• **Goal of the exercise**
Retype the opening lines of the listing below, ending with the line that contains "15000, 20000, 25000];", and leave out any pictures.

• **Source data**
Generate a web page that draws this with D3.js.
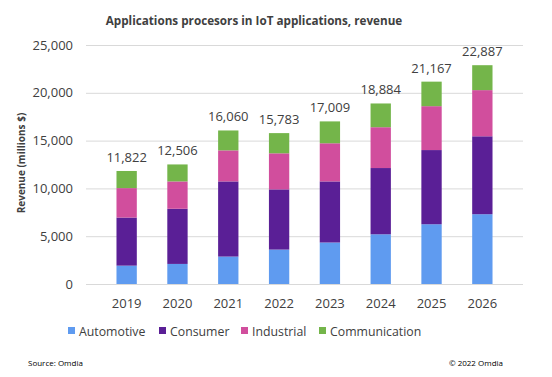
<!DOCTYPE html>
<html lang="en">
<head>
    <meta charset="UTF-8">
    <title>Applications processors in IoT applications</title>
    <script src="https://d3js.org/d3.v7.min.js"></script>
    <style>
        body { margin: 0; background: #fff; }
        text { font-family: "Open Sans", "Noto Sans", sans-serif; fill: #404040; }
    </style>
</head>
<body>
    <svg id="chart"></svg>

    <script>
        // data (millions $)
        const years = ["2019", "2020", "2021", "2022", "2023", "2024", "2025", "2026"];
        const automotive    = [1920, 2100, 2870, 3600, 4340, 5200, 6250, 7300];
        const consumer      = [5030, 5770, 7860, 6300, 6390, 6930, 7760, 8150];
        const industrial    = [3080, 2860, 3250, 3770, 3990, 4270, 4590, 4830];
        const communication = [1792, 1776, 2080, 2113, 2289, 2484, 2567, 2607];
        const totals        = [11822, 12506, 16060, 15783, 17009, 18884, 21167, 22887];
        const seriesNames   = ["Automotive", "Consumer", "Industrial", "Communication"];
        const yTicks        = [0, 5000, 10000, 15000, 20000, 25000];

        const colors = ["#5f9bf0", "#5a1f96", "#d14e9d", "#74b54a"];
        const width = 552, height = 377;
        const margin = { top: 45, right: 29, bottom: 93, left: 86 };
        const chartWidth = width - margin.left - margin.right;
        const chartHeight = height - margin.top - margin.bottom;

        const rows = years.map((y, i) => ({
            year: y,
            Automotive: automotive[i],
            Consumer: consumer[i],
            Industrial: industrial[i],
            Communication: communication[i],
            total: totals[i]
        }));

        const svg = d3.select("#chart").attr("width", width).attr("height", height);

        const x = d3.scaleBand().domain(years).range([0, chartWidth]).padding(0.6);
        const y = d3.scaleLinear().domain([0, 25000]).range([chartHeight, 0]);
        const color = d3.scaleOrdinal().domain(seriesNames).range(colors);

        // title
        svg.append("text")
            .attr("x", 254).attr("y", 25)
            .attr("text-anchor", "middle")
            .attr("font-size", "11.7px").attr("font-weight", "bold")
            .text("Applications procesors in IoT applications, revenue");

        const g = svg.append("g").attr("transform", `translate(${margin.left},${margin.top})`);

        // gridlines + y labels
        const yAxis = g.append("g")
            .call(d3.axisLeft(y).tickValues(yTicks).tickSize(-chartWidth).tickFormat(d3.format(",")));
        yAxis.select(".domain").remove();
        yAxis.selectAll(".tick line").attr("stroke", "#d9d9d9").attr("stroke-width", 1);
        yAxis.selectAll(".tick text").attr("x", -13).attr("font-size", "13px")
            .attr("font-family", "'Open Sans', sans-serif").attr("fill", "#404040");

        // x labels
        const xAxis = g.append("g")
            .attr("transform", `translate(0,${chartHeight})`)
            .call(d3.axisBottom(x).tickSize(0));
        xAxis.select(".domain").remove();
        xAxis.selectAll(".tick text").attr("dy", "0").attr("y", 24).attr("font-size", "13px")
            .attr("font-family", "'Open Sans', sans-serif").attr("fill", "#404040");

        // stacked bars
        const stacked = d3.stack().keys(seriesNames)(rows);
        g.selectAll(".layer")
            .data(stacked)
            .enter().append("g")
            .attr("fill", d => color(d.key))
            .selectAll("rect")
            .data(d => d)
            .enter().append("rect")
            .attr("x", d => x(d.data.year))
            .attr("y", d => y(d[1]))
            .attr("width", x.bandwidth())
            .attr("height", d => y(d[0]) - y(d[1]));

        // totals
        g.selectAll(".total")
            .data(rows)
            .enter().append("text")
            .attr("x", d => x(d.year) + x.bandwidth() / 2)
            .attr("y", d => y(d.total) - 9)
            .attr("text-anchor", "middle")
            .attr("font-size", "13px")
            .text(d => d3.format(",")(d.total));

        // y axis title
        svg.append("text")
            .attr("transform", "translate(25,163) rotate(-90)")
            .attr("text-anchor", "middle")
            .attr("font-size", "10px").attr("font-weight", "bold")
            .text("Revenue  (millions $)");

        // legend
        const legendX = [68, 159, 241, 319];
        const legend = svg.append("g").attr("transform", "translate(0,331)");
        seriesNames.forEach((name, i) => {
            legend.append("rect")
                .attr("x", legendX[i]).attr("y", -4)
                .attr("width", 7).attr("height", 7)
                .attr("fill", color(name));
            legend.append("text")
                .attr("x", legendX[i] + 11).attr("y", 4.5)
                .attr("font-size", "12.3px")
                .text(name);
        });

        // footer
        svg.append("text")
            .attr("x", 28).attr("y", 366)
            .attr("font-size", "8px")
            .style("fill", "#000")
            .text("Source: Omdia");
        svg.append("text")
            .attr("x", 503).attr("y", 366)
            .attr("text-anchor", "end")
            .attr("font-size", "8px")
            .style("fill", "#000")
            .text("© 2022 Omdia");
    </script>
</body>
</html>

• **Finished exercise**
Generate a web page that draws this with D3.js.
<!DOCTYPE html>
<html lang="en">
<head>
    <meta charset="UTF-8">
    <title>Applications processors in IoT applications</title>
    <script src="https://d3js.org/d3.v7.min.js"></script>
    <style>
        body { margin: 0; background: #fff; }
        text { font-family: "Open Sans", "Noto Sans", sans-serif; fill: #404040; }
    </style>
</head>
<body>
    <svg id="chart"></svg>

    <script>
        // data (millions $)
        const years = ["2019", "2020", "2021", "2022", "2023", "2024", "2025", "2026"];
        const automotive    = [1920, 2100, 2870, 3600, 4340, 5200, 6250, 7300];
        const consumer      = [5030, 5770, 7860, 6300, 6390, 6930, 7760, 8150];
        const industrial    = [3080, 2860, 3250, 3770, 3990, 4270, 4590, 4830];
        const communication = [1792, 1776, 2080, 2113, 2289, 2484, 2567, 2607];
        const totals        = [11822, 12506, 16060, 15783, 17009, 18884, 21167, 22887];
        const seriesNames   = ["Automotive", "Consumer", "Industrial", "Communication"];
        const yTicks        = [0, 5000, 10000, 15000, 20000, 25000];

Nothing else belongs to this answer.